The decision to study nursing came after the decision to attend UPenn, as the school simply “grabbed” Allen and met his overarching undergrad goals. A brief informational meeting with UPenn’s admission office introduced him to nursing, particularly the role of nurse practitioner, which he says he had never really heard of. It too clicked with him, as he realized it would allow him to do all the things that interested him.
Allen says it took a few years for him to really appreciate nursing and the ability to work one-on-one with patients. Now, he says he can fully articulate why he is happy with his choice to become a nurse.

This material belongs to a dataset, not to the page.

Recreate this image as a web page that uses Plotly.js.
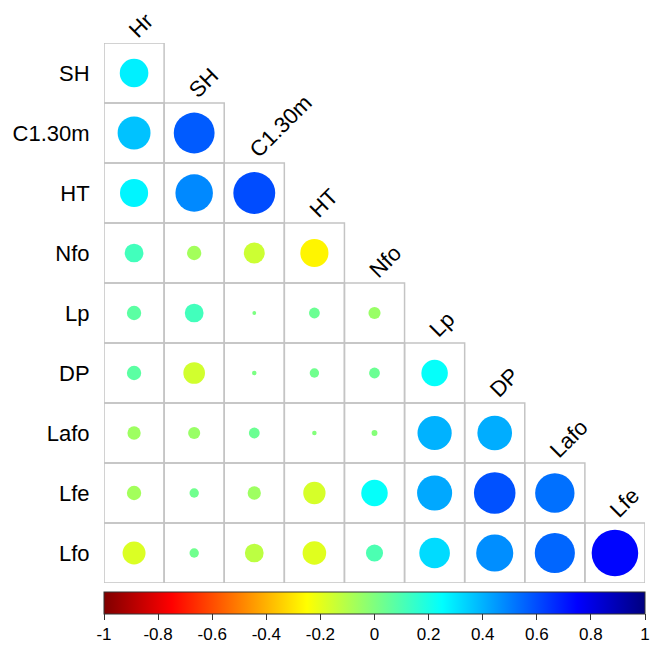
<!DOCTYPE html>
<html>
<head>
<meta charset="utf-8">
<script src="https://cdn.plot.ly/plotly-3.0.1.min.js"></script>
<style>html,body{margin:0;padding:0;background:#fff;}#chart{width:651px;height:652px;}</style>
</head>
<body>
<div id="chart"></div>
<script>
// Variable names (columns = first 9, rows = last 9)
const colNames = ["Hr", "SH", "C1.30m", "HT", "Nfo", "Lp", "DP", "Lafo", "Lfe"];
const rowNames = ["SH", "C1.30m", "HT", "Nfo", "Lp", "DP", "Lafo", "Lfe", "Lfo"];

// Lower-triangle correlation values, one array per row (columns Hr, SH, ...)
const rowSH    = [0.28];
const rowC130m = [0.37, 0.57];
const rowHT    = [0.27, 0.48, 0.60];
const rowNfo   = [0.12, -0.07, -0.15, -0.27];
const rowLp    = [0.07, 0.12, 0.005, 0.04, -0.05];
const rowDP    = [0.07, -0.16, 0.007, 0.03, 0.04, 0.24];
const rowLafo  = [-0.06, -0.05, 0.04, -0.007, -0.012, 0.40, 0.41];
const rowLfe   = [-0.07, 0.03, -0.06, -0.17, 0.24, 0.42, 0.59, 0.53];
const rowLfo   = [-0.18, 0.03, -0.12, -0.19, 0.10, 0.32, 0.47, 0.55, 0.74];

const rows = [rowSH, rowC130m, rowHT, rowNfo, rowLp, rowDP, rowLafo, rowLfe, rowLfo];

const cbTickVals = [-1, -0.8, -0.6, -0.4, -0.2, 0, 0.2, 0.4, 0.6, 0.8, 1];
const cbTickText = ["-1", "-0.8", "-0.6", "-0.4", "-0.2", "0", "0.2", "0.4", "0.6", "0.8", "1"];

const jet = [[0, '#7F0000'], [0.125, '#FF0000'], [0.25, '#FF7F00'], [0.375, '#FFFF00'],
             [0.5, '#7FFF7F'], [0.625, '#00FFFF'], [0.75, '#007FFF'], [0.875, '#0000FF'], [1, '#00007F']];

const W = 651, H = 652;
const mL = 104, mR = 6, mT = 43, mB = 66;
const cellPx = (W - mL - mR) / colNames.length;

const xs = [], ys = [], vals = [], sizes = [], texts = [];
const shapes = [];
rows.forEach((arr, i) => {
  arr.forEach((v, j) => {
    xs.push(colNames[j]);
    ys.push(rowNames[i]);
    vals.push(v);
    sizes.push(0.9 * Math.sqrt(Math.abs(v)) * cellPx);
    texts.push(v.toFixed(2));
    shapes.push({type: 'rect', xref: 'x', yref: 'y', x0: j - 0.5, x1: j + 0.5, y0: i - 0.5, y1: i + 0.5,
                 line: {color: '#c4c4c4', width: 1.5}, layer: 'below'});
  });
});

const annotations = colNames.map((name, j) => ({
  xref: 'x', yref: 'y', x: j, y: j - 0.5, text: name, showarrow: false,
  textangle: -45, xanchor: 'left', yanchor: 'bottom', xshift: -13, yshift: -2,
  font: {family: 'Liberation Sans, Arial, sans-serif', size: 22, color: '#000'}
}));

const trace = {
  type: 'scatter', mode: 'markers', x: xs, y: ys, text: texts,
  hovertemplate: '%{y} / %{x}: %{text}<extra></extra>',
  marker: {
    size: sizes, sizemode: 'diameter', color: vals, colorscale: jet, cmin: -1, cmax: 1,
    opacity: 1, line: {width: 0},
    colorbar: {
      orientation: 'h', x: 0, xanchor: 'left', xref: 'paper', len: 1, lenmode: 'fraction',
      y: -0.017, yanchor: 'top', yref: 'paper', thickness: 22, thicknessmode: 'pixels',
      xpad: 0, ypad: 0, outlinewidth: 1, outlinecolor: '#333', borderwidth: 0,
      tickmode: 'array', tickvals: cbTickVals, ticktext: cbTickText,
      ticks: 'outside', ticklen: 6, tickwidth: 1, tickcolor: '#333',
      ticklabeloverflow: 'allow',
      tickfont: {family: 'Liberation Sans, Arial, sans-serif', size: 17, color: '#000'}
    }
  },
  showlegend: false
};

const layout = {
  width: W, height: H,
  margin: {l: mL, r: mR, t: mT, b: mB, pad: 0},
  paper_bgcolor: '#fff', plot_bgcolor: '#fff',
  xaxis: {type: 'category', categoryorder: 'array', categoryarray: colNames, range: [-0.5, 8.5],
          showticklabels: false, showgrid: false, zeroline: false, showline: false, ticks: '', fixedrange: true},
  yaxis: {type: 'category', categoryorder: 'array', categoryarray: rowNames, range: [8.5, -0.5],
          showgrid: false, zeroline: false, showline: false, ticks: 'outside', ticklen: 9, tickcolor: 'rgba(0,0,0,0)',
          tickfont: {family: 'Liberation Sans, Arial, sans-serif', size: 22, color: '#000'}, fixedrange: true},
  shapes: shapes,
  annotations: annotations
};

Plotly.newPlot('chart', [trace], layout, {displayModeBar: false, staticPlot: true});
</script>
</body>
</html>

Allen says his classmates are brilliant and highly motivated. “Everyone’s working to be the top in what they’re doing.” Yet, though his nursing class only started with about 10 males, several have dropped out, as did a number of nursing students in general. Given the trying nature of the first years of the nursing program, this didn’t surprise him. “It can feel subservient, especially in some of the basic classes,” he says. “You grow to appreciate the role nurses play in patient care—which is why we’re all here.” Allen says he believes the work will become more fluid, second nature, and perhaps easier as years go on and he gains more experience. “I think I’ve been really lucky,” Allen says. “UPenn does a really great job in supporting students.”
True to his past and his flight nurse dreams of the future, Allen says he enjoys the fast-paced nature of the emergency department, and he hopes to work in a similar trauma-based environment.
The challenges may scare would-be nurses, particularly those graduating from high school in this economically uncertain time, a world where nurses are desperately needed to fill current and projected future vacancies. But Allen offers some sage advice: “Really think about what you value and what you want to do, and then talk to people in other fields” to see if your vision of the future and the reality align, he says.
After enrolling in the program, know that it will be difficult. If you find you don’t love nursing, Allen says, give it a chance, talk to more people, and try to determine if what you don’t like is really indicative of nursing or if it might change as time goes by. Perhaps then you, like Allen, will find the rewards far outweigh the challenges.